Change sounds really good. But all it takes is a short trip down memory lane to recall how the very same strategy vaulted -- and then destroyed -- the presidential candidacy of one Senator Gary Hart back in 1988. Back then, Hart was touring the country, picking up support with his "we need New Ideas" pitch. Like Obama, however, nobody ever got to hear any specifics on Hart's New Ideas. It took one nationally televised debate for Walter Mondale to pull the rug out from under Hart's campaign by asking, "Gary, like they say in those TV commercials, 'Where's the beef?'"

Hart was stranded like a deer in the headlights. A short while later, he was caught with Donna Rice, a sexy blonde who wasn't his wife, on a friend's boat. History promptly buried Hart, along with his presidential ambitions.

I bring up that story because there's only one declared presidential candidate who preaches change and has a long history of challenging the administration -- even when that administration was dominated by his own party. And that's John McCain. In other words, while Obama, Clinton and the rest are whining about change, McCain -- rightly or wrongly -- is the only guy who actually has put his money where his mouth is.

That makes McCain more than a hype-master for change.

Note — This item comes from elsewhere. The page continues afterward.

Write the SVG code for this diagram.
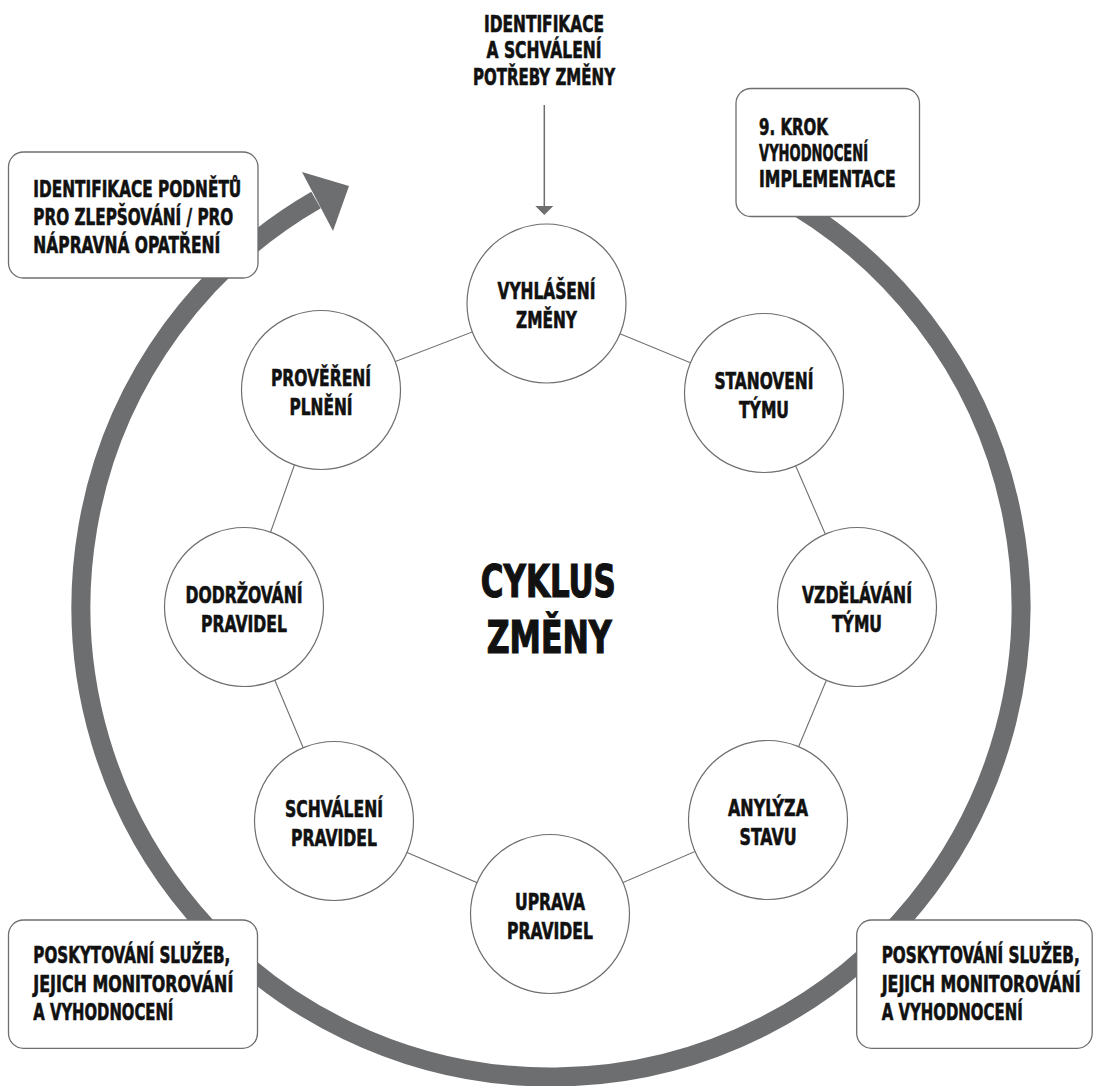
<svg xmlns="http://www.w3.org/2000/svg" width="1094" height="1086" viewBox="0 0 1094 1086">
<style>
  text { font-family: "Liberation Sans Narrow", "DejaVu Sans Condensed", "DejaVu Sans", sans-serif; font-weight: bold; font-size: 23px; fill: #111; stroke: #111; stroke-width: 0.6; }
  .c { text-anchor: middle; }
  .e { text-anchor: end; }
  .big { font-size: 44px; stroke-width: 1.2; }
  .box { fill: #fff; stroke: #6d6e70; stroke-width: 1.3; }
  .node { fill: #fff; stroke: #6d6e70; stroke-width: 1.2; }
  .link { stroke: #6d6e70; stroke-width: 1.1; fill: none; }
  .ring { stroke: #6d6e70; stroke-width: 19; fill: none; }
</style>

<g id="connectors">
  <path class="ring" d="M776.7,194.8 A470,470 0 1 1 316,200"/>
  <polygon points="302,172 333,231 349,186" fill="#6d6e70"/>
  <line class="link" x1="546.5" y1="303.5" x2="764" y2="393"/>
  <line class="link" x1="764" y1="393" x2="857" y2="607"/>
  <line class="link" x1="857" y1="607" x2="768" y2="820"/>
  <line class="link" x1="768" y1="820" x2="550" y2="914"/>
  <line class="link" x1="550" y1="914" x2="334" y2="821"/>
  <line class="link" x1="334" y1="821" x2="244" y2="607"/>
  <line class="link" x1="244" y1="607" x2="321" y2="390"/>
  <line class="link" x1="321" y1="390" x2="546.5" y2="303.5"/>
  <line x1="544.3" y1="105" x2="544.3" y2="206" stroke="#6d6e70" stroke-width="1.5"/>
  <path d="M535.3,206 L553.3,206 L544.3,215 Z" fill="#6d6e70"/>
</g>

<g id="label-top">
  <text class="c" x="544" y="31.7" textLength="120" lengthAdjust="spacingAndGlyphs">IDENTIFIKACE</text>
  <text class="c" x="544" y="57.5" textLength="115" lengthAdjust="spacingAndGlyphs">A SCHVÁLENÍ</text>
  <text class="c" x="544" y="85" textLength="142" lengthAdjust="spacingAndGlyphs">POTŘEBY ZMĚNY</text>
</g>

<g id="box-podnety">
  <rect class="box" x="8.5" y="152" width="249.5" height="126" rx="15"/>
  <text x="33.3" y="196.7" textLength="208" lengthAdjust="spacingAndGlyphs">IDENTIFIKACE PODNĚTŮ</text>
  <text x="33.3" y="225" textLength="200" lengthAdjust="spacingAndGlyphs">PRO ZLEPŠOVÁNÍ / PRO</text>
  <text x="33.3" y="253" textLength="187" lengthAdjust="spacingAndGlyphs">NÁPRAVNÁ OPATŘENÍ</text>
</g>

<g id="box-krok9">
  <rect class="box" x="736" y="88.5" width="183.5" height="128" rx="15"/>
  <text x="759" y="135" textLength="69" lengthAdjust="spacingAndGlyphs">9. KROK</text>
  <text x="759" y="161" textLength="109" lengthAdjust="spacingAndGlyphs">VYHODNOCENÍ</text>
  <text x="759" y="187" textLength="136.7" lengthAdjust="spacingAndGlyphs">IMPLEMENTACE</text>
</g>

<g id="box-sluzby-left">
  <rect class="box" x="8.5" y="920" width="249" height="128.3" rx="15"/>
  <text x="33.3" y="963.3" textLength="197" lengthAdjust="spacingAndGlyphs">POSKYTOVÁNÍ SLUŽEB,</text>
  <text x="33.3" y="991.7" textLength="200" lengthAdjust="spacingAndGlyphs">JEJICH MONITOROVÁNÍ</text>
  <text x="33.3" y="1020" textLength="140" lengthAdjust="spacingAndGlyphs">A VYHODNOCENÍ</text>
</g>

<g id="box-sluzby-right">
  <rect class="box" x="856.7" y="920" width="235.5" height="128.3" rx="15"/>
  <text class="e" x="1079.7" y="963.3" textLength="198" lengthAdjust="spacingAndGlyphs">POSKYTOVÁNÍ SLUŽEB,</text>
  <text class="e" x="1080.7" y="991.7" textLength="199" lengthAdjust="spacingAndGlyphs">JEJICH MONITOROVÁNÍ</text>
  <text class="e" x="1022.7" y="1020" textLength="141" lengthAdjust="spacingAndGlyphs">A VYHODNOCENÍ</text>
</g>

<g id="node-vyhlaseni">
  <circle class="node" cx="546.5" cy="303.5" r="79.5"/>
  <text class="c" x="546.5" y="299.3" textLength="98" lengthAdjust="spacingAndGlyphs">VYHLÁŠENÍ</text>
  <text class="c" x="546.5" y="328.3" textLength="61" lengthAdjust="spacingAndGlyphs">ZMĚNY</text>
</g>
<g id="node-stanoveni">
  <circle class="node" cx="764" cy="393" r="79.5"/>
  <text class="c" x="764" y="389" textLength="99" lengthAdjust="spacingAndGlyphs">STANOVENÍ</text>
  <text class="c" x="764" y="418" textLength="50" lengthAdjust="spacingAndGlyphs">TÝMU</text>
</g>
<g id="node-vzdelavani">
  <circle class="node" cx="857" cy="607" r="79.5"/>
  <text class="c" x="857" y="603" textLength="110" lengthAdjust="spacingAndGlyphs">VZDĚLÁVÁNÍ</text>
  <text class="c" x="857" y="632" textLength="50" lengthAdjust="spacingAndGlyphs">TÝMU</text>
</g>
<g id="node-analyza">
  <circle class="node" cx="768" cy="820" r="79.5"/>
  <text class="c" x="768" y="816" textLength="80" lengthAdjust="spacingAndGlyphs">ANYLÝZA</text>
  <text class="c" x="768" y="845" textLength="57" lengthAdjust="spacingAndGlyphs">STAVU</text>
</g>
<g id="node-uprava">
  <circle class="node" cx="550" cy="914" r="79.5"/>
  <text class="c" x="550" y="910" textLength="70" lengthAdjust="spacingAndGlyphs">UPRAVA</text>
  <text class="c" x="550" y="939" textLength="86" lengthAdjust="spacingAndGlyphs">PRAVIDEL</text>
</g>
<g id="node-schvaleni">
  <circle class="node" cx="334" cy="821" r="79.5"/>
  <text class="c" x="334" y="817" textLength="98" lengthAdjust="spacingAndGlyphs">SCHVÁLENÍ</text>
  <text class="c" x="334" y="846" textLength="86" lengthAdjust="spacingAndGlyphs">PRAVIDEL</text>
</g>
<g id="node-dodrzovani">
  <circle class="node" cx="244" cy="607" r="79.5"/>
  <text class="c" x="244" y="603" textLength="117" lengthAdjust="spacingAndGlyphs">DODRŽOVÁNÍ</text>
  <text class="c" x="244" y="632" textLength="86" lengthAdjust="spacingAndGlyphs">PRAVIDEL</text>
</g>
<g id="node-provereni">
  <circle class="node" cx="321" cy="390" r="79.5"/>
  <text class="c" x="321" y="386" textLength="100" lengthAdjust="spacingAndGlyphs">PROVĚŘENÍ</text>
  <text class="c" x="321" y="415" textLength="63" lengthAdjust="spacingAndGlyphs">PLNĚNÍ</text>
</g>

<g id="title">
  <text class="c big" x="548.3" y="597.3" textLength="135" lengthAdjust="spacingAndGlyphs">CYKLUS</text>
  <text class="c big" x="549.2" y="653.3" textLength="125" lengthAdjust="spacingAndGlyphs">ZMĚNY</text>
</g>
</svg>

That makes him an agent of change, which is exactly the brand message the public is looking for.

If McCain is known for being a maverick, there's only one guy who's more renown for "reaching across the aisle" of the Senate during his long career, and that's Joe Lieberman, the senator from Connecticut. Lieberman is the guy known best as a conservative Democrat, who ran and won his last term as -- and this is important -- an independent candidate. In late 2007, Joe Lieberman came out publicly to endorse John McCain, a Republican, for president. Which means the country potentially has what it's been asking for:

A potential President/Vice-President ticket composed with two experienced people who have track records of change.

McCain has always been the Republicans' choice for those who were never crazy about George Bush. Lieberman had enough appeal to win the Vice Presidential candidacy with Al Gore in 2004. Both guys are known for their ability to think independently and work cooperatively, despite party affiliations. And both have track records to prove everything they say that they've done or tried to do.

The country has never, at least in my recollection, ever elected a "split ticket" presidency, and if that ain't what real change is, pal, I don't know how else to sell it to you.

Is the public ready for that kind of change? Well, from everything I can tell, they're not ready for a woman leader and, judging by New Hampshire, they might tell pollsters they're ready for a black president, but in the privacy of the voting booth, they don't seem to vote that way.